-- Start DATASET CONTENT --
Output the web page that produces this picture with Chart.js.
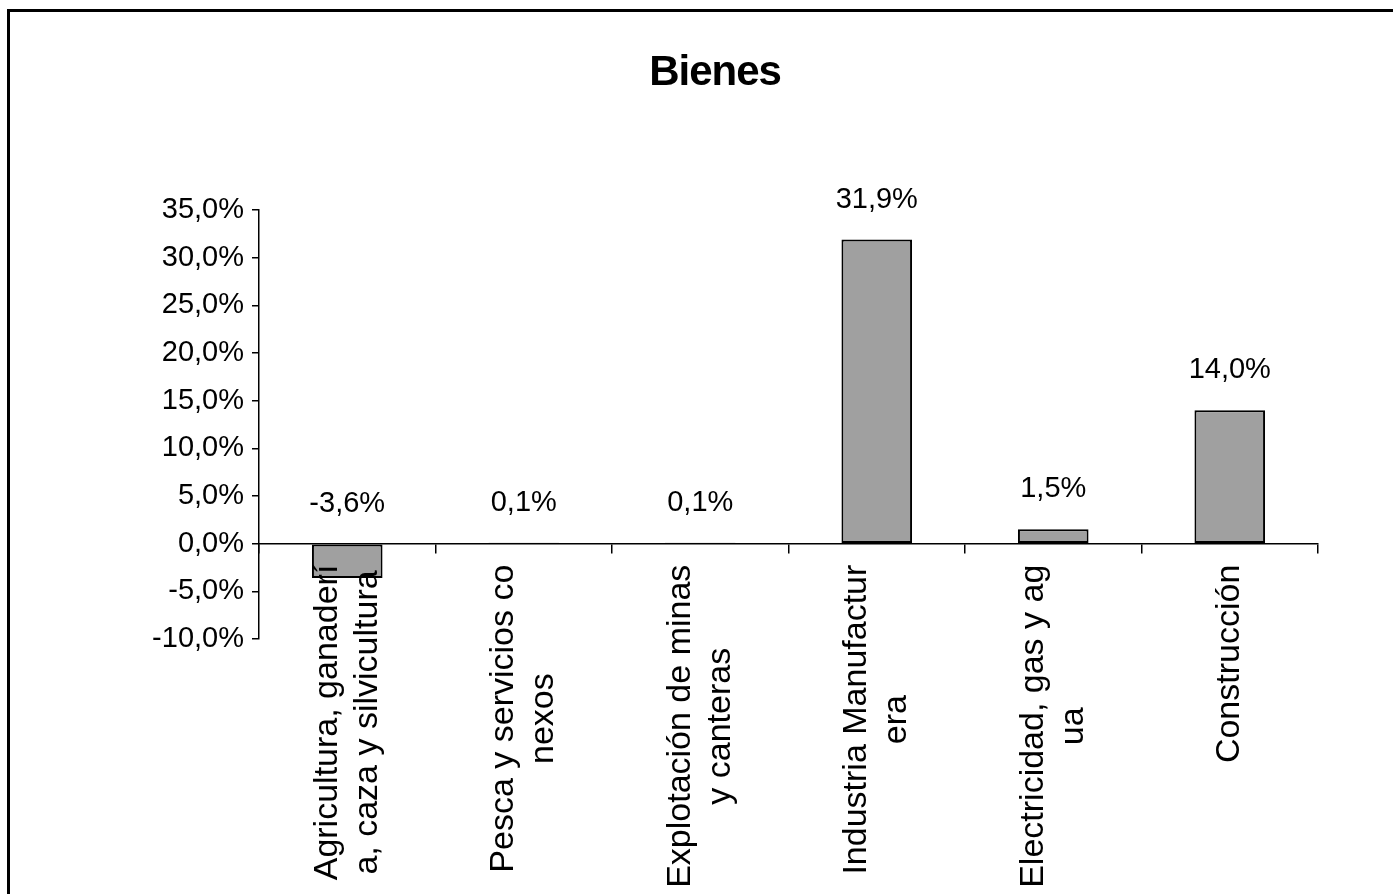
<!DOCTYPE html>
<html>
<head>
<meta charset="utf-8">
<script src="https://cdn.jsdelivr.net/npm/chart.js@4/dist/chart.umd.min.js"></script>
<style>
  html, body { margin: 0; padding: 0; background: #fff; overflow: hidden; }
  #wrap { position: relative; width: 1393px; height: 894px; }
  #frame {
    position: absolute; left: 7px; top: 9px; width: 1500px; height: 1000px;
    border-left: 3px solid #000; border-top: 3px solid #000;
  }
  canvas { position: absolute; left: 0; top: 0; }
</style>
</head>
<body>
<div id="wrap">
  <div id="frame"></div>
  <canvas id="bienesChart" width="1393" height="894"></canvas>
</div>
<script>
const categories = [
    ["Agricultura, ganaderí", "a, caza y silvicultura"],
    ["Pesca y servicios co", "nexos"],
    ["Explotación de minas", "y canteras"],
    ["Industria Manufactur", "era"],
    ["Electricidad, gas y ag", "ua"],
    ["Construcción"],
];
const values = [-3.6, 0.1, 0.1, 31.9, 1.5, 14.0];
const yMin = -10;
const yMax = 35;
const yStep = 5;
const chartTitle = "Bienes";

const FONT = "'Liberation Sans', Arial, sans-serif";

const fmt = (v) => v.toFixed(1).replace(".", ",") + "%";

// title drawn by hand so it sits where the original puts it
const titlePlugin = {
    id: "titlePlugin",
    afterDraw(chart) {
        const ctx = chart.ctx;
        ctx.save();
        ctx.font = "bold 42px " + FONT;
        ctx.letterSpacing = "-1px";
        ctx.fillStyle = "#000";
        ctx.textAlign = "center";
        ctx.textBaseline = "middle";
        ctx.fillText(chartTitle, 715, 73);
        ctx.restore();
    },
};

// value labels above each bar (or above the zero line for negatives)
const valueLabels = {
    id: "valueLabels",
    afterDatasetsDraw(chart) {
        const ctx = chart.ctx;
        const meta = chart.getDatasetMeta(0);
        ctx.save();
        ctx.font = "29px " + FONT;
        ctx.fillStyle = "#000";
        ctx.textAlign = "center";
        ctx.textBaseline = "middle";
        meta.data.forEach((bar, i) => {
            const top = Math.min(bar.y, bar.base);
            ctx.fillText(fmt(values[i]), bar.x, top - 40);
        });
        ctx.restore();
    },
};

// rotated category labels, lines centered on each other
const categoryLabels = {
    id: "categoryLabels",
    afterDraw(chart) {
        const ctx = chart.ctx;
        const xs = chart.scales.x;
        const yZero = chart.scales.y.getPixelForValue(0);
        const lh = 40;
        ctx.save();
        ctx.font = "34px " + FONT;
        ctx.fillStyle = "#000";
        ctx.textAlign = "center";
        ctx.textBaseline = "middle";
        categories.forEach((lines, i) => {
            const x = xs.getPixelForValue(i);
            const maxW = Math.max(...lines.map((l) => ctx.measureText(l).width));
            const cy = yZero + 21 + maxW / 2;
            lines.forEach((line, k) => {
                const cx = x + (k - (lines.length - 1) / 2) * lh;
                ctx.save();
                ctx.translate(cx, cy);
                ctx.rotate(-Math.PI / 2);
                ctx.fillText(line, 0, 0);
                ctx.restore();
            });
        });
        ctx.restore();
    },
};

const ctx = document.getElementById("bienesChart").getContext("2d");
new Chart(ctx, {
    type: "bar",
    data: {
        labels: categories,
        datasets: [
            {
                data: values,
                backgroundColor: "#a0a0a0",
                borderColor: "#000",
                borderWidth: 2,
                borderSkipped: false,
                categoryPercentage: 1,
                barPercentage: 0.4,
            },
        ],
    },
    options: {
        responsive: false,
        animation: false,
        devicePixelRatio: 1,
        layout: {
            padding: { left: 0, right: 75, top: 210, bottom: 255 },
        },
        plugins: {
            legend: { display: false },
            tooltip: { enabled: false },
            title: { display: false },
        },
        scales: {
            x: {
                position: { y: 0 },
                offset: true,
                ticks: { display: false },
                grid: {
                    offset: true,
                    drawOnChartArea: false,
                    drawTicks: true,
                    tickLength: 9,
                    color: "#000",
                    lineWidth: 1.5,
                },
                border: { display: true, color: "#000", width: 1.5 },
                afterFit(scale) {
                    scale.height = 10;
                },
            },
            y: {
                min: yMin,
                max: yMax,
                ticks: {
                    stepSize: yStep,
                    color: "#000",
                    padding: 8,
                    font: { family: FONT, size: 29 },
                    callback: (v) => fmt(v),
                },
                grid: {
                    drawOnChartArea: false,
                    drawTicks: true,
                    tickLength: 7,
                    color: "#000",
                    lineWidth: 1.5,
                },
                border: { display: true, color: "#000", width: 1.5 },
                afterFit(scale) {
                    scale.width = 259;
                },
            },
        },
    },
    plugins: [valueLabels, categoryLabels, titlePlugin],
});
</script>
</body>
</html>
-- End DATASET CONTENT --
*WORK INSTRUCTIONS*. Output all of the data exactly as it stands, minus any images.

*COMPLETE RESPONSE*.
Output the web page that produces this picture with Chart.js.
<!DOCTYPE html>
<html>
<head>
<meta charset="utf-8">
<script src="https://cdn.jsdelivr.net/npm/chart.js@4/dist/chart.umd.min.js"></script>
<style>
  html, body { margin: 0; padding: 0; background: #fff; overflow: hidden; }
  #wrap { position: relative; width: 1393px; height: 894px; }
  #frame {
    position: absolute; left: 7px; top: 9px; width: 1500px; height: 1000px;
    border-left: 3px solid #000; border-top: 3px solid #000;
  }
  canvas { position: absolute; left: 0; top: 0; }
</style>
</head>
<body>
<div id="wrap">
  <div id="frame"></div>
  <canvas id="bienesChart" width="1393" height="894"></canvas>
</div>
<script>
const categories = [
    ["Agricultura, ganaderí", "a, caza y silvicultura"],
    ["Pesca y servicios co", "nexos"],
    ["Explotación de minas", "y canteras"],
    ["Industria Manufactur", "era"],
    ["Electricidad, gas y ag", "ua"],
    ["Construcción"],
];
const values = [-3.6, 0.1, 0.1, 31.9, 1.5, 14.0];
const yMin = -10;
const yMax = 35;
const yStep = 5;
const chartTitle = "Bienes";

const FONT = "'Liberation Sans', Arial, sans-serif";

const fmt = (v) => v.toFixed(1).replace(".", ",") + "%";

// title drawn by hand so it sits where the original puts it
const titlePlugin = {
    id: "titlePlugin",
    afterDraw(chart) {
        const ctx = chart.ctx;
        ctx.save();
        ctx.font = "bold 42px " + FONT;
        ctx.letterSpacing = "-1px";
        ctx.fillStyle = "#000";
        ctx.textAlign = "center";
        ctx.textBaseline = "middle";
        ctx.fillText(chartTitle, 715, 73);
        ctx.restore();
    },
};

// value labels above each bar (or above the zero line for negatives)
const valueLabels = {
    id: "valueLabels",
    afterDatasetsDraw(chart) {
        const ctx = chart.ctx;
        const meta = chart.getDatasetMeta(0);
        ctx.save();
        ctx.font = "29px " + FONT;
        ctx.fillStyle = "#000";
        ctx.textAlign = "center";
        ctx.textBaseline = "middle";
        meta.data.forEach((bar, i) => {
            const top = Math.min(bar.y, bar.base);
            ctx.fillText(fmt(values[i]), bar.x, top - 40);
        });
        ctx.restore();
    },
};

// rotated category labels, lines centered on each other
const categoryLabels = {
    id: "categoryLabels",
    afterDraw(chart) {
        const ctx = chart.ctx;
        const xs = chart.scales.x;
        const yZero = chart.scales.y.getPixelForValue(0);
        const lh = 40;
        ctx.save();
        ctx.font = "34px " + FONT;
        ctx.fillStyle = "#000";
        ctx.textAlign = "center";
        ctx.textBaseline = "middle";
        categories.forEach((lines, i) => {
            const x = xs.getPixelForValue(i);
            const maxW = Math.max(...lines.map((l) => ctx.measureText(l).width));
            const cy = yZero + 21 + maxW / 2;
            lines.forEach((line, k) => {
                const cx = x + (k - (lines.length - 1) / 2) * lh;
                ctx.save();
                ctx.translate(cx, cy);
                ctx.rotate(-Math.PI / 2);
                ctx.fillText(line, 0, 0);
                ctx.restore();
            });
        });
        ctx.restore();
    },
};

const ctx = document.getElementById("bienesChart").getContext("2d");
new Chart(ctx, {
    type: "bar",
    data: {
        labels: categories,
        datasets: [
            {
                data: values,
                backgroundColor: "#a0a0a0",
                borderColor: "#000",
                borderWidth: 2,
                borderSkipped: false,
                categoryPercentage: 1,
                barPercentage: 0.4,
            },
        ],
    },
    options: {
        responsive: false,
        animation: false,
        devicePixelRatio: 1,
        layout: {
            padding: { left: 0, right: 75, top: 210, bottom: 255 },
        },
        plugins: {
            legend: { display: false },
            tooltip: { enabled: false },
            title: { display: false },
        },
        scales: {
            x: {
                position: { y: 0 },
                offset: true,
                ticks: { display: false },
                grid: {
                    offset: true,
                    drawOnChartArea: false,
                    drawTicks: true,
                    tickLength: 9,
                    color: "#000",
                    lineWidth: 1.5,
                },
                border: { display: true, color: "#000", width: 1.5 },
                afterFit(scale) {
                    scale.height = 10;
                },
            },
            y: {
                min: yMin,
                max: yMax,
                ticks: {
                    stepSize: yStep,
                    color: "#000",
                    padding: 8,
                    font: { family: FONT, size: 29 },
                    callback: (v) => fmt(v),
                },
                grid: {
                    drawOnChartArea: false,
                    drawTicks: true,
                    tickLength: 7,
                    color: "#000",
                    lineWidth: 1.5,
                },
                border: { display: true, color: "#000", width: 1.5 },
                afterFit(scale) {
                    scale.width = 259;
                },
            },
        },
    },
    plugins: [valueLabels, categoryLabels, titlePlugin],
});
</script>
</body>
</html>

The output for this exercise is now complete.